Hotels, restaurants, and bars line the waterfront, facing a vast, brilliantly blue Mediterranean where people can scuba dive, water ski, or sail on a pleasure yacht. At Pantahou Beach, twenty- and thirty-somethings in their bikinis and swimming trunks tread the warm sand while the sun is up. When the moon rises, they pop into places like Abyss, Club Insomnia, and The Castle Club to dance to mixes by world-famous DJs.
Tamer amusements are available. One of the most popular is WaterWorld, an Ancient Greece-themed water park which won 22 international awards for its ingenuity. Both children and adults will have fun in rides such as The Quest of Heracles, The Fall of Icarus, and Drop to Atlantis. Trojan horses, mythical serpents, and proud deities add to the atmosphere. Those itching for more of local lore can keep watch over Ayia Napa’s waters for a sighting of “to filiko teras” or “the friendly monster”, a half-woman, half-serpent with six dog-heads for a stomach.
Ayia Napa is known for its 16th century monastery, inspiring poets to compose beautiful verses, and couples to exchange vows of love and fidelity. A hunter once discovered an icon of St Panaya (Mary, Mother of Christ) in the cave inside.

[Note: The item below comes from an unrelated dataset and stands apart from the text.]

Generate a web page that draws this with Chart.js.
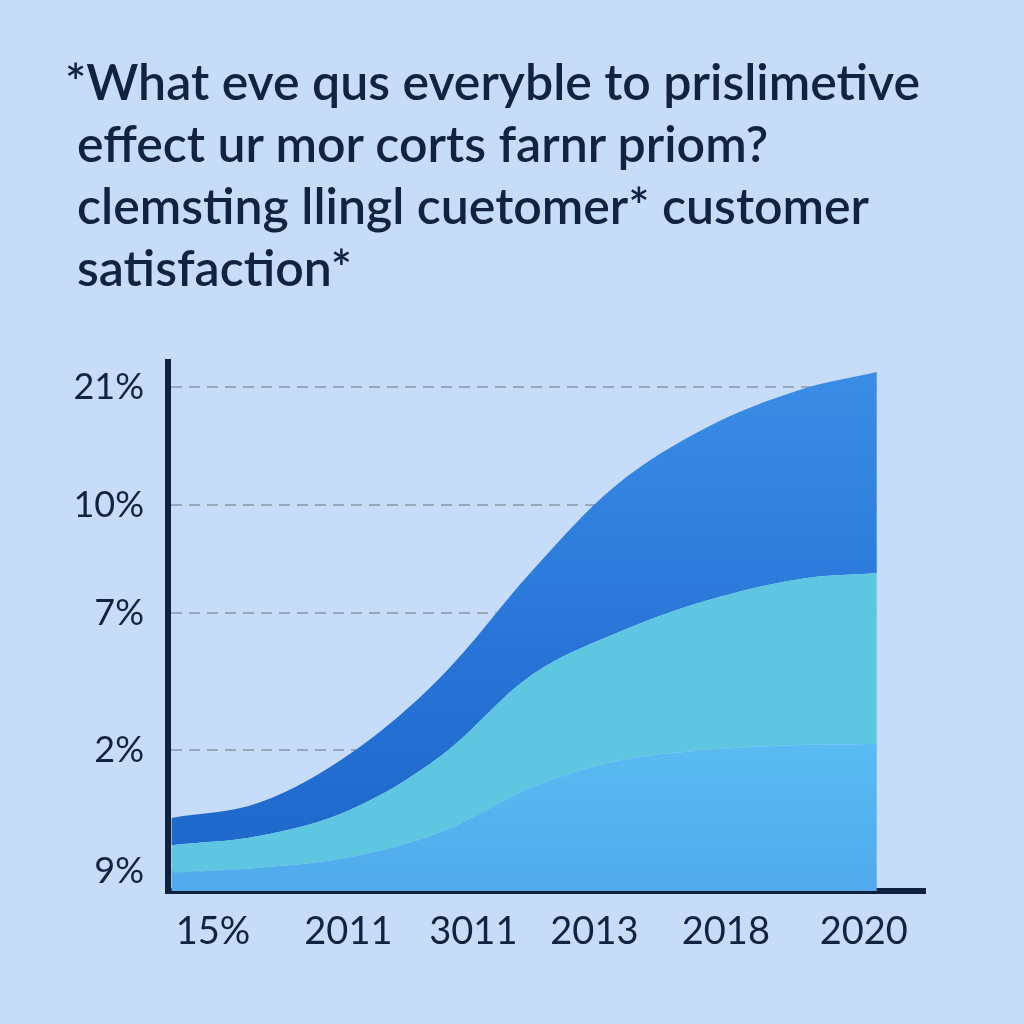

The Makronissos Tombs from the Hellenic and Roman periods are another intriguing site, where the dead were buried in clay coffins. Surrounded by superstition, the monolith Agia Mavri has a hole in its centre through which the sick climb through to get healed. Spurned women also break jars here to win back their lovers.
Visitors can party for free at the annual Ayia Napa Festival in September, where local culture shines through song and dance.